Task goal: Reproduce the lines of the material exactly, excluding every image.

Supplied information:
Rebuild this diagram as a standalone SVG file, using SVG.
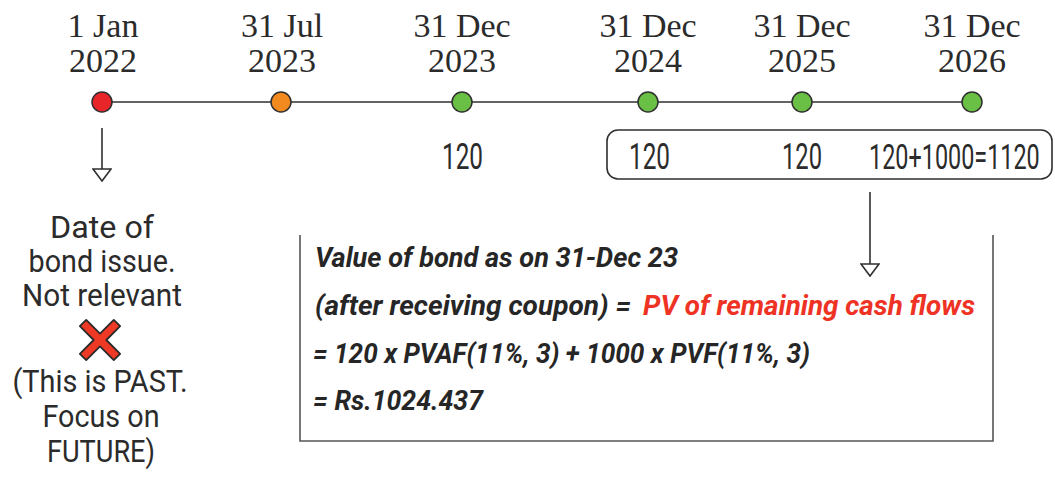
<svg xmlns="http://www.w3.org/2000/svg" width="1055" height="477" viewBox="0 0 1055 477">
  <style>
    .date { font-family: "Liberation Serif", "DejaVu Serif", serif; font-size: 34px; fill: #2b2b2b; text-anchor: middle; }
    .lbl { font-family: Roboto, "Liberation Sans", sans-serif; font-size: 31px; fill: #2b2b2b; text-anchor: middle; }
    .amt { font-family: Roboto, "Liberation Sans", sans-serif; font-size: 36px; fill: #2b2b2b; }
    .calc { font-family: Roboto, "Liberation Sans", sans-serif; font-size: 28px; font-weight: bold; font-style: italic; fill: #262626; }
    .hi { fill: #ee3224; }
    .dot { stroke: #2f2f2f; stroke-width: 1.5; }
    .wire { stroke: #2f2f2f; stroke-width: 1.6; fill: none; }
  </style>
  <defs>
    <!-- open triangular head, drawn pointing along +x -->
    <marker id="hollow" viewBox="0 0 14 20" refX="13" refY="10" markerWidth="14" markerHeight="20" markerUnits="userSpaceOnUse" orient="auto">
      <path d="M1,1 L1,19 L13,10 Z" fill="#fff" stroke="#2f2f2f" stroke-width="1.6" stroke-linejoin="miter"/>
    </marker>
  </defs>
  <rect width="1055" height="477" fill="#fff"/>

  <!-- timeline axis and pointers -->
  <g id="connectors">
    <line class="wire" x1="102" y1="102" x2="972" y2="102"/>
    <line class="wire" x1="102" y1="128" x2="102" y2="181" marker-end="url(#hollow)"/>
    <line class="wire" x1="870" y1="192" x2="870" y2="276" marker-end="url(#hollow)"/>
  </g>

  <!-- timeline points -->
  <g id="t-2022-01-01">
    <text class="date" x="103" y="37">1 Jan</text>
    <text class="date" x="103" y="72">2022</text>
    <circle class="dot" cx="102" cy="102" r="10" fill="#e8262a"/>
  </g>
  <g id="t-2023-07-31">
    <text class="date" x="282" y="37">31 Jul</text>
    <text class="date" x="282" y="72">2023</text>
    <circle class="dot" cx="281" cy="102" r="10" fill="#f28a1f"/>
  </g>
  <g id="t-2023-12-31">
    <text class="date" x="462" y="37">31 Dec</text>
    <text class="date" x="462" y="72">2023</text>
    <circle class="dot" cx="462" cy="102" r="10" fill="#6abf45"/>
    <text class="amt" x="442" y="169" textLength="41" lengthAdjust="spacingAndGlyphs">120</text>
  </g>
  <g id="t-2024-12-31">
    <text class="date" x="648" y="37">31 Dec</text>
    <text class="date" x="648" y="72">2024</text>
    <circle class="dot" cx="648" cy="102" r="10" fill="#6abf45"/>
  </g>
  <g id="t-2025-12-31">
    <text class="date" x="802" y="37">31 Dec</text>
    <text class="date" x="802" y="72">2025</text>
    <circle class="dot" cx="802" cy="102" r="10" fill="#6abf45"/>
  </g>
  <g id="t-2026-12-31">
    <text class="date" x="972" y="37">31 Dec</text>
    <text class="date" x="972" y="72">2026</text>
    <circle class="dot" cx="972" cy="102" r="10" fill="#6abf45"/>
  </g>

  <!-- remaining cash flows -->
  <g id="remaining-flows">
    <rect x="607" y="130" width="445" height="49" rx="11" fill="none" stroke="#2f2f2f" stroke-width="1.6"/>
    <text class="amt" x="629" y="169" textLength="41" lengthAdjust="spacingAndGlyphs">120</text>
    <text class="amt" x="782" y="169" textLength="40" lengthAdjust="spacingAndGlyphs">120</text>
    <text class="amt" transform="translate(869,169) scale(0.65,1)" x="0" y="0">120+1000=1120</text>
  </g>

  <!-- issue date note -->
  <g id="issue-note">
    <text class="lbl" x="102" y="238" textLength="104" lengthAdjust="spacingAndGlyphs">Date of</text>
    <text class="lbl" x="102" y="272" textLength="147" lengthAdjust="spacingAndGlyphs">bond issue.</text>
    <text class="lbl" x="102" y="306" textLength="160" lengthAdjust="spacingAndGlyphs">Not relevant</text>
    <path transform="translate(100,340) rotate(45)" d="M-4.5,-24 H4.5 V-4.5 H24 V4.5 H4.5 V24 H-4.5 V4.5 H-24 V-4.5 H-4.5 Z" fill="#ee3a24" stroke="#2a2a2a" stroke-width="1.8" stroke-linejoin="round"/>
    <text class="lbl" x="100" y="392" textLength="175" lengthAdjust="spacingAndGlyphs">(This is PAST.</text>
    <text class="lbl" x="101" y="427" textLength="117" lengthAdjust="spacingAndGlyphs">Focus on</text>
    <text class="lbl" x="101" y="462" textLength="108" lengthAdjust="spacingAndGlyphs">FUTURE)</text>
  </g>

  <!-- valuation working -->
  <g id="valuation">
    <path d="M300,235 V441 H993 V235" fill="none" stroke="#555" stroke-width="1.6"/>
    <text class="calc" x="315" y="267" textLength="363" lengthAdjust="spacingAndGlyphs">Value of bond as on 31-Dec 23</text>
    <text class="calc" x="315" y="315" textLength="316" lengthAdjust="spacingAndGlyphs">(after receiving coupon) =</text>
    <text class="calc hi" x="643" y="315" textLength="332" lengthAdjust="spacingAndGlyphs">PV of remaining cash flows</text>
    <text class="calc" x="313" y="363" textLength="497" lengthAdjust="spacingAndGlyphs">= 120 x PVAF(11%, 3) + 1000 x PVF(11%, 3)</text>
    <text class="calc" x="313" y="410" textLength="170" lengthAdjust="spacingAndGlyphs">= Rs.1024.437</text>
  </g>
</svg>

Full solution:
Rebuild this diagram as a standalone SVG file, using SVG.
<svg xmlns="http://www.w3.org/2000/svg" width="1055" height="477" viewBox="0 0 1055 477">
  <style>
    .date { font-family: "Liberation Serif", "DejaVu Serif", serif; font-size: 34px; fill: #2b2b2b; text-anchor: middle; }
    .lbl { font-family: Roboto, "Liberation Sans", sans-serif; font-size: 31px; fill: #2b2b2b; text-anchor: middle; }
    .amt { font-family: Roboto, "Liberation Sans", sans-serif; font-size: 36px; fill: #2b2b2b; }
    .calc { font-family: Roboto, "Liberation Sans", sans-serif; font-size: 28px; font-weight: bold; font-style: italic; fill: #262626; }
    .hi { fill: #ee3224; }
    .dot { stroke: #2f2f2f; stroke-width: 1.5; }
    .wire { stroke: #2f2f2f; stroke-width: 1.6; fill: none; }
  </style>
  <defs>
    <!-- open triangular head, drawn pointing along +x -->
    <marker id="hollow" viewBox="0 0 14 20" refX="13" refY="10" markerWidth="14" markerHeight="20" markerUnits="userSpaceOnUse" orient="auto">
      <path d="M1,1 L1,19 L13,10 Z" fill="#fff" stroke="#2f2f2f" stroke-width="1.6" stroke-linejoin="miter"/>
    </marker>
  </defs>
  <rect width="1055" height="477" fill="#fff"/>

  <!-- timeline axis and pointers -->
  <g id="connectors">
    <line class="wire" x1="102" y1="102" x2="972" y2="102"/>
    <line class="wire" x1="102" y1="128" x2="102" y2="181" marker-end="url(#hollow)"/>
    <line class="wire" x1="870" y1="192" x2="870" y2="276" marker-end="url(#hollow)"/>
  </g>

  <!-- timeline points -->
  <g id="t-2022-01-01">
    <text class="date" x="103" y="37">1 Jan</text>
    <text class="date" x="103" y="72">2022</text>
    <circle class="dot" cx="102" cy="102" r="10" fill="#e8262a"/>
  </g>
  <g id="t-2023-07-31">
    <text class="date" x="282" y="37">31 Jul</text>
    <text class="date" x="282" y="72">2023</text>
    <circle class="dot" cx="281" cy="102" r="10" fill="#f28a1f"/>
  </g>
  <g id="t-2023-12-31">
    <text class="date" x="462" y="37">31 Dec</text>
    <text class="date" x="462" y="72">2023</text>
    <circle class="dot" cx="462" cy="102" r="10" fill="#6abf45"/>
    <text class="amt" x="442" y="169" textLength="41" lengthAdjust="spacingAndGlyphs">120</text>
  </g>
  <g id="t-2024-12-31">
    <text class="date" x="648" y="37">31 Dec</text>
    <text class="date" x="648" y="72">2024</text>
    <circle class="dot" cx="648" cy="102" r="10" fill="#6abf45"/>
  </g>
  <g id="t-2025-12-31">
    <text class="date" x="802" y="37">31 Dec</text>
    <text class="date" x="802" y="72">2025</text>
    <circle class="dot" cx="802" cy="102" r="10" fill="#6abf45"/>
  </g>
  <g id="t-2026-12-31">
    <text class="date" x="972" y="37">31 Dec</text>
    <text class="date" x="972" y="72">2026</text>
    <circle class="dot" cx="972" cy="102" r="10" fill="#6abf45"/>
  </g>

  <!-- remaining cash flows -->
  <g id="remaining-flows">
    <rect x="607" y="130" width="445" height="49" rx="11" fill="none" stroke="#2f2f2f" stroke-width="1.6"/>
    <text class="amt" x="629" y="169" textLength="41" lengthAdjust="spacingAndGlyphs">120</text>
    <text class="amt" x="782" y="169" textLength="40" lengthAdjust="spacingAndGlyphs">120</text>
    <text class="amt" transform="translate(869,169) scale(0.65,1)" x="0" y="0">120+1000=1120</text>
  </g>

  <!-- issue date note -->
  <g id="issue-note">
    <text class="lbl" x="102" y="238" textLength="104" lengthAdjust="spacingAndGlyphs">Date of</text>
    <text class="lbl" x="102" y="272" textLength="147" lengthAdjust="spacingAndGlyphs">bond issue.</text>
    <text class="lbl" x="102" y="306" textLength="160" lengthAdjust="spacingAndGlyphs">Not relevant</text>
    <path transform="translate(100,340) rotate(45)" d="M-4.5,-24 H4.5 V-4.5 H24 V4.5 H4.5 V24 H-4.5 V4.5 H-24 V-4.5 H-4.5 Z" fill="#ee3a24" stroke="#2a2a2a" stroke-width="1.8" stroke-linejoin="round"/>
    <text class="lbl" x="100" y="392" textLength="175" lengthAdjust="spacingAndGlyphs">(This is PAST.</text>
    <text class="lbl" x="101" y="427" textLength="117" lengthAdjust="spacingAndGlyphs">Focus on</text>
    <text class="lbl" x="101" y="462" textLength="108" lengthAdjust="spacingAndGlyphs">FUTURE)</text>
  </g>

  <!-- valuation working -->
  <g id="valuation">
    <path d="M300,235 V441 H993 V235" fill="none" stroke="#555" stroke-width="1.6"/>
    <text class="calc" x="315" y="267" textLength="363" lengthAdjust="spacingAndGlyphs">Value of bond as on 31-Dec 23</text>
    <text class="calc" x="315" y="315" textLength="316" lengthAdjust="spacingAndGlyphs">(after receiving coupon) =</text>
    <text class="calc hi" x="643" y="315" textLength="332" lengthAdjust="spacingAndGlyphs">PV of remaining cash flows</text>
    <text class="calc" x="313" y="363" textLength="497" lengthAdjust="spacingAndGlyphs">= 120 x PVAF(11%, 3) + 1000 x PVF(11%, 3)</text>
    <text class="calc" x="313" y="410" textLength="170" lengthAdjust="spacingAndGlyphs">= Rs.1024.437</text>
  </g>
</svg>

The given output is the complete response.